- _Aim of the exercise_
Assemble all lines in which the string "this" appears.

- _Exercise input_
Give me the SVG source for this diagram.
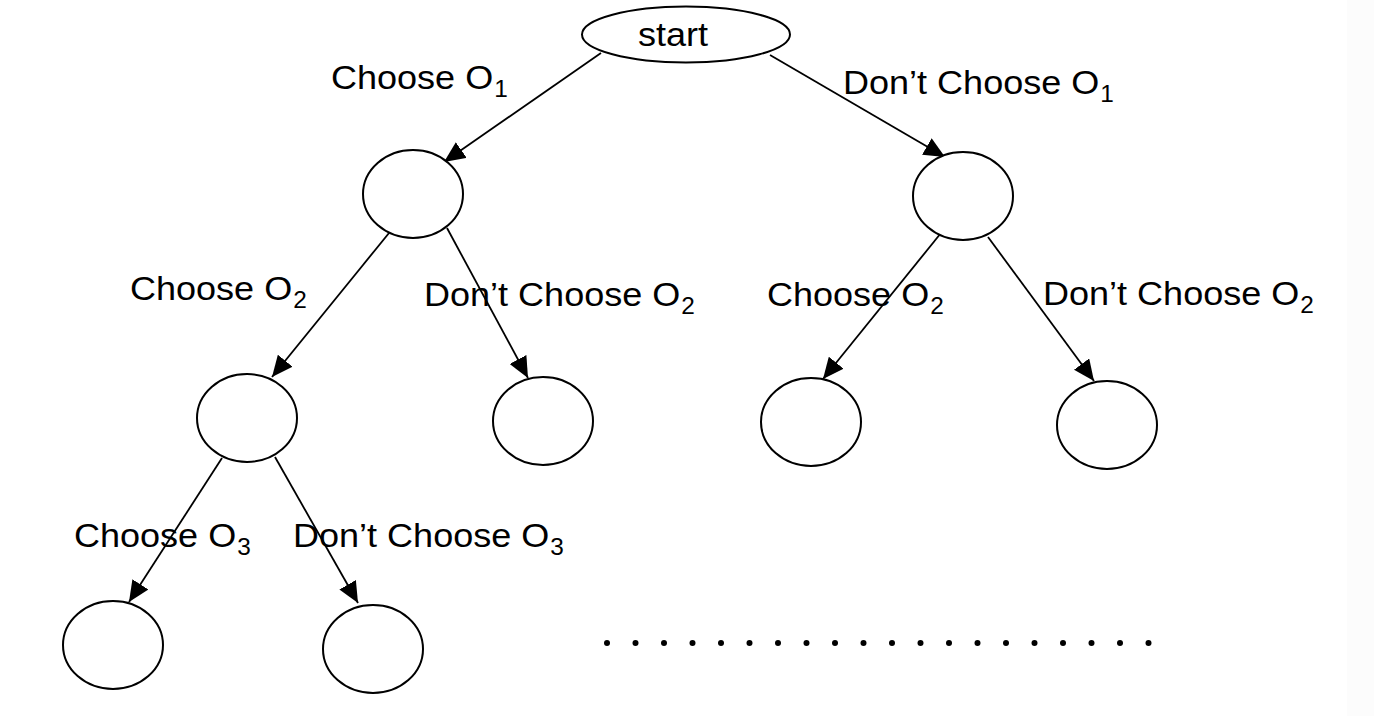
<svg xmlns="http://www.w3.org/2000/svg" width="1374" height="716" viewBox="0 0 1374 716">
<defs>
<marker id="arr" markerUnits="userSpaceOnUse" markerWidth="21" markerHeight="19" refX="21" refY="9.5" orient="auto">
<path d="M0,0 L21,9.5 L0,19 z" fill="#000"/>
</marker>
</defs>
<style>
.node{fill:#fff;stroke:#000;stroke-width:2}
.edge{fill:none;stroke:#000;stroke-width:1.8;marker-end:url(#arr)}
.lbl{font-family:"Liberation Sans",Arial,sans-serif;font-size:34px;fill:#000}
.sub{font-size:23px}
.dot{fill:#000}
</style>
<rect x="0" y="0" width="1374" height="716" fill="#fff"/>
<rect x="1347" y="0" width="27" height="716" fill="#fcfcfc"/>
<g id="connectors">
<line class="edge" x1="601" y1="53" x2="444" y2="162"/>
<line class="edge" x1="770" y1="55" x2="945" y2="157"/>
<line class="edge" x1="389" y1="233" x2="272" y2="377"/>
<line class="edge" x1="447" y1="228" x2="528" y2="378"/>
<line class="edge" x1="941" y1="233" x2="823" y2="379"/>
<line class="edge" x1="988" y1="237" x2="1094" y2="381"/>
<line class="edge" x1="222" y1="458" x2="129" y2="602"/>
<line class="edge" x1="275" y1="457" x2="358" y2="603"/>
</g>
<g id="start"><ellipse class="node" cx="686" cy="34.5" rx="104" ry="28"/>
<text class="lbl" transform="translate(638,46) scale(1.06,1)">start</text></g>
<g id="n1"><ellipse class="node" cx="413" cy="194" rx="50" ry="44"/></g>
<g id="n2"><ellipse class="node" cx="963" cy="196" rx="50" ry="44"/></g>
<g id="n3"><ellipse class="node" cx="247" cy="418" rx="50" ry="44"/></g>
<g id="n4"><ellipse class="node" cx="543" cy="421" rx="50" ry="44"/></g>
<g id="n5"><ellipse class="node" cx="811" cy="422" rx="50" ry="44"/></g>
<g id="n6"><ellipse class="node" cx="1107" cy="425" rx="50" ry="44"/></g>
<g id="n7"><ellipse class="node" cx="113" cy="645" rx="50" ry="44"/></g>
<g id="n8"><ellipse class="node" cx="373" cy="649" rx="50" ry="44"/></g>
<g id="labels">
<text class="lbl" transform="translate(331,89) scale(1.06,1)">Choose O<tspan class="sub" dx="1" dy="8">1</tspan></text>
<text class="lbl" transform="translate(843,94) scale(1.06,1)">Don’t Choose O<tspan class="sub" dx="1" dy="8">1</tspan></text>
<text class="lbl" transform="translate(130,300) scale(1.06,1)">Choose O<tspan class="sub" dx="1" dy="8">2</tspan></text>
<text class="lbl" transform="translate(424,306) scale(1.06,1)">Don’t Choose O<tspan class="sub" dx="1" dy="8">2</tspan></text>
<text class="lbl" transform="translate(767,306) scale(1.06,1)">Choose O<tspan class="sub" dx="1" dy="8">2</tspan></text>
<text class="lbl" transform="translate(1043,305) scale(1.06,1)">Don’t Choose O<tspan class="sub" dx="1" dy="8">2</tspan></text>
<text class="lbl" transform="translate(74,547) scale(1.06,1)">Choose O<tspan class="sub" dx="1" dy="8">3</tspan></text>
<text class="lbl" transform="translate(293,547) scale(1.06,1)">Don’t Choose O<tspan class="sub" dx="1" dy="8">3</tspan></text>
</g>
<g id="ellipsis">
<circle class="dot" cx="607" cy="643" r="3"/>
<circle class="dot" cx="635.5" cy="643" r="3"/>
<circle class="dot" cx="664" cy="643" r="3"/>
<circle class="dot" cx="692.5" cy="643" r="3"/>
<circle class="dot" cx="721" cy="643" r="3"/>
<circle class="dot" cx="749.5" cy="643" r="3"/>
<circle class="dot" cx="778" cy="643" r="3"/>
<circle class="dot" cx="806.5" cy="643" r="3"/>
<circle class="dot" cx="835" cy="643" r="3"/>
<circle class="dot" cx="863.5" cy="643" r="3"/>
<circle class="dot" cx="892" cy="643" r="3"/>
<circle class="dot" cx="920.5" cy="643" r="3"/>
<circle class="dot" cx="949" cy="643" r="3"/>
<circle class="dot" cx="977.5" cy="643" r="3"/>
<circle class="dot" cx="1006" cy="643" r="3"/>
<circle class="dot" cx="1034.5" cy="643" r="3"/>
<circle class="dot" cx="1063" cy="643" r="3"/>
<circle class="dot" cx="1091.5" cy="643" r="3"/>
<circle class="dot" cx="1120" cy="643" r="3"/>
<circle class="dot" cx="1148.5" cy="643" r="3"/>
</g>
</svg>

---

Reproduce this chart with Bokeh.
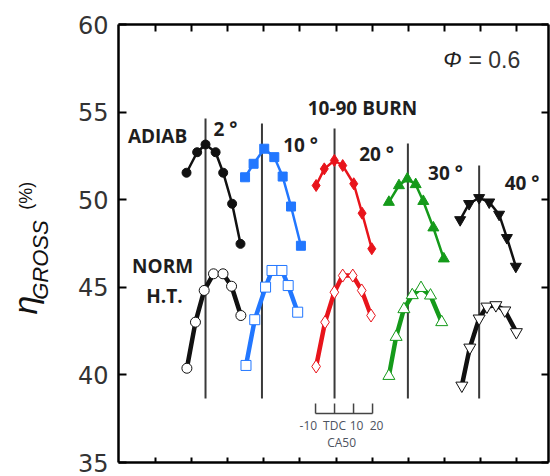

...

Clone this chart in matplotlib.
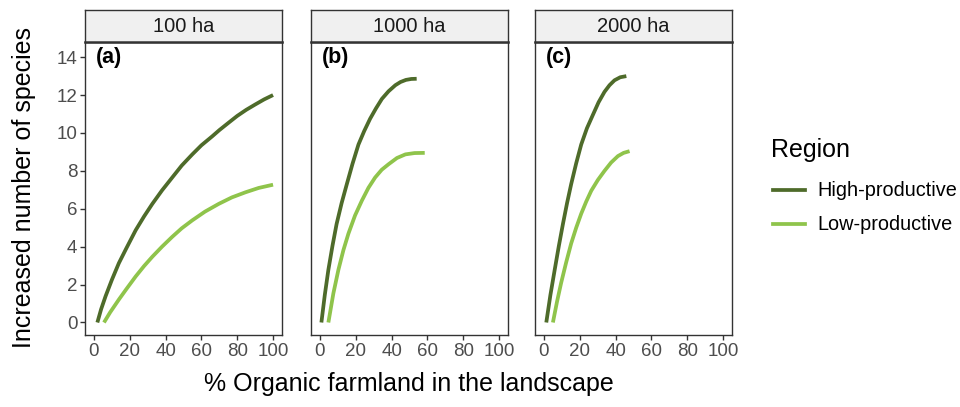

- _Expected answer_
Give me the SVG source for this diagram.
Reproduce this chart with Bokeh.
Clone this chart in matplotlib.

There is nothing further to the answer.